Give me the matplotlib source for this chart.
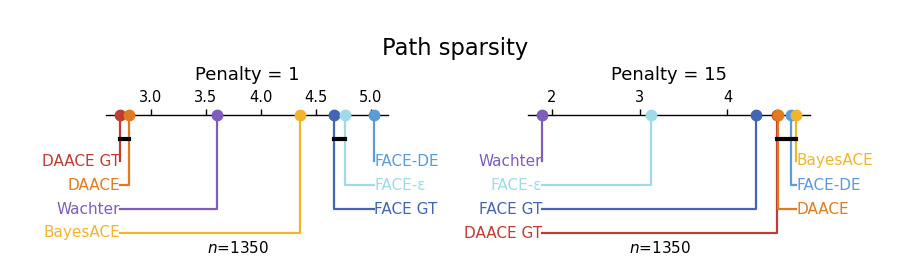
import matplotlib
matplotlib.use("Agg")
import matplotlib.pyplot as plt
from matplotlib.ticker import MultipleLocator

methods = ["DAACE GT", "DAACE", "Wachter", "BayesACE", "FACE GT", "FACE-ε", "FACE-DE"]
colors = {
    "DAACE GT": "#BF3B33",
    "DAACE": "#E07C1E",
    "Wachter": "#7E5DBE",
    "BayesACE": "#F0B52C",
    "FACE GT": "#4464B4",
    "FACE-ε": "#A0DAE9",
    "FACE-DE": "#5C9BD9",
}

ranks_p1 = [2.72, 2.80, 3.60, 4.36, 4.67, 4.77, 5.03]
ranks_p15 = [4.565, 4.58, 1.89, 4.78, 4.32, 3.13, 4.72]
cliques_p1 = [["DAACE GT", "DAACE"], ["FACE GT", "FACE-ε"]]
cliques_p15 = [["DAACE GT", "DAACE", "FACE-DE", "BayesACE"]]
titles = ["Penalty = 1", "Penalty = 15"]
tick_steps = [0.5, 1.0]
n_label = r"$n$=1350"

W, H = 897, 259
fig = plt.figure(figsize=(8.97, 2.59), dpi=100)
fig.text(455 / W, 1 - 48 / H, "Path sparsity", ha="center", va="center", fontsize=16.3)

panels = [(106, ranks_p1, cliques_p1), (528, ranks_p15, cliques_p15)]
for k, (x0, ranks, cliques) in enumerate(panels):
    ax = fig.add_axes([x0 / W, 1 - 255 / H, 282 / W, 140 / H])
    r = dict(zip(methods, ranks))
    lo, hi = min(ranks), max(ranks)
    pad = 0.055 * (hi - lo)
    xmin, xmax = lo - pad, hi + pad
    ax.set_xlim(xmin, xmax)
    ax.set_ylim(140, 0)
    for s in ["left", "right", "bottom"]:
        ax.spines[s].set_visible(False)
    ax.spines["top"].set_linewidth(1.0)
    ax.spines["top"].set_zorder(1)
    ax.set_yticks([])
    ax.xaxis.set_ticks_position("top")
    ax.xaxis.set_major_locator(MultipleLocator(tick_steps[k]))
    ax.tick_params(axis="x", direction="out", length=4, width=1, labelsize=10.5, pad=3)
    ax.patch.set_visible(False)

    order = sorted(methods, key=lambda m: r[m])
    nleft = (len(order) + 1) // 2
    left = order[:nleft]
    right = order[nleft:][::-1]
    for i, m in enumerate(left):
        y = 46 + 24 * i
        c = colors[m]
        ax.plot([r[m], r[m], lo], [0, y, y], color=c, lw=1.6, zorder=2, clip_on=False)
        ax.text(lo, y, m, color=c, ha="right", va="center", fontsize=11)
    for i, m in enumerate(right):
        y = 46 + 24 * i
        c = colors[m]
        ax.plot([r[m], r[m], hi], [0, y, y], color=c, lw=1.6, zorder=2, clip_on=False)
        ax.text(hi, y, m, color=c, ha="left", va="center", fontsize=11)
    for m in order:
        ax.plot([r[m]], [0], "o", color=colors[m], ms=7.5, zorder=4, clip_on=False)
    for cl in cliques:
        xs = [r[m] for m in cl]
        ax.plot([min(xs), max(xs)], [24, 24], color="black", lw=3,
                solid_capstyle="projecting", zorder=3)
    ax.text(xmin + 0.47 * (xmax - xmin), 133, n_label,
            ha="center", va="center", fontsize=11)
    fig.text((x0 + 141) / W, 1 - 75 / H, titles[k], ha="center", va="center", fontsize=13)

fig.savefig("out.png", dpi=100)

- **REQUIREMENT**: Write the material out again exactly as it appears, dropping the pictures.

- **RESULT**:
Give me the matplotlib source for this chart.
import matplotlib
matplotlib.use("Agg")
import matplotlib.pyplot as plt
from matplotlib.ticker import MultipleLocator

methods = ["DAACE GT", "DAACE", "Wachter", "BayesACE", "FACE GT", "FACE-ε", "FACE-DE"]
colors = {
    "DAACE GT": "#BF3B33",
    "DAACE": "#E07C1E",
    "Wachter": "#7E5DBE",
    "BayesACE": "#F0B52C",
    "FACE GT": "#4464B4",
    "FACE-ε": "#A0DAE9",
    "FACE-DE": "#5C9BD9",
}

ranks_p1 = [2.72, 2.80, 3.60, 4.36, 4.67, 4.77, 5.03]
ranks_p15 = [4.565, 4.58, 1.89, 4.78, 4.32, 3.13, 4.72]
cliques_p1 = [["DAACE GT", "DAACE"], ["FACE GT", "FACE-ε"]]
cliques_p15 = [["DAACE GT", "DAACE", "FACE-DE", "BayesACE"]]
titles = ["Penalty = 1", "Penalty = 15"]
tick_steps = [0.5, 1.0]
n_label = r"$n$=1350"

W, H = 897, 259
fig = plt.figure(figsize=(8.97, 2.59), dpi=100)
fig.text(455 / W, 1 - 48 / H, "Path sparsity", ha="center", va="center", fontsize=16.3)

panels = [(106, ranks_p1, cliques_p1), (528, ranks_p15, cliques_p15)]
for k, (x0, ranks, cliques) in enumerate(panels):
    ax = fig.add_axes([x0 / W, 1 - 255 / H, 282 / W, 140 / H])
    r = dict(zip(methods, ranks))
    lo, hi = min(ranks), max(ranks)
    pad = 0.055 * (hi - lo)
    xmin, xmax = lo - pad, hi + pad
    ax.set_xlim(xmin, xmax)
    ax.set_ylim(140, 0)
    for s in ["left", "right", "bottom"]:
        ax.spines[s].set_visible(False)
    ax.spines["top"].set_linewidth(1.0)
    ax.spines["top"].set_zorder(1)
    ax.set_yticks([])
    ax.xaxis.set_ticks_position("top")
    ax.xaxis.set_major_locator(MultipleLocator(tick_steps[k]))
    ax.tick_params(axis="x", direction="out", length=4, width=1, labelsize=10.5, pad=3)
    ax.patch.set_visible(False)

    order = sorted(methods, key=lambda m: r[m])
    nleft = (len(order) + 1) // 2
    left = order[:nleft]
    right = order[nleft:][::-1]
    for i, m in enumerate(left):
        y = 46 + 24 * i
        c = colors[m]
        ax.plot([r[m], r[m], lo], [0, y, y], color=c, lw=1.6, zorder=2, clip_on=False)
        ax.text(lo, y, m, color=c, ha="right", va="center", fontsize=11)
    for i, m in enumerate(right):
        y = 46 + 24 * i
        c = colors[m]
        ax.plot([r[m], r[m], hi], [0, y, y], color=c, lw=1.6, zorder=2, clip_on=False)
        ax.text(hi, y, m, color=c, ha="left", va="center", fontsize=11)
    for m in order:
        ax.plot([r[m]], [0], "o", color=colors[m], ms=7.5, zorder=4, clip_on=False)
    for cl in cliques:
        xs = [r[m] for m in cl]
        ax.plot([min(xs), max(xs)], [24, 24], color="black", lw=3,
                solid_capstyle="projecting", zorder=3)
    ax.text(xmin + 0.47 * (xmax - xmin), 133, n_label,
            ha="center", va="center", fontsize=11)
    fig.text((x0 + 141) / W, 1 - 75 / H, titles[k], ha="center", va="center", fontsize=13)

fig.savefig("out.png", dpi=100)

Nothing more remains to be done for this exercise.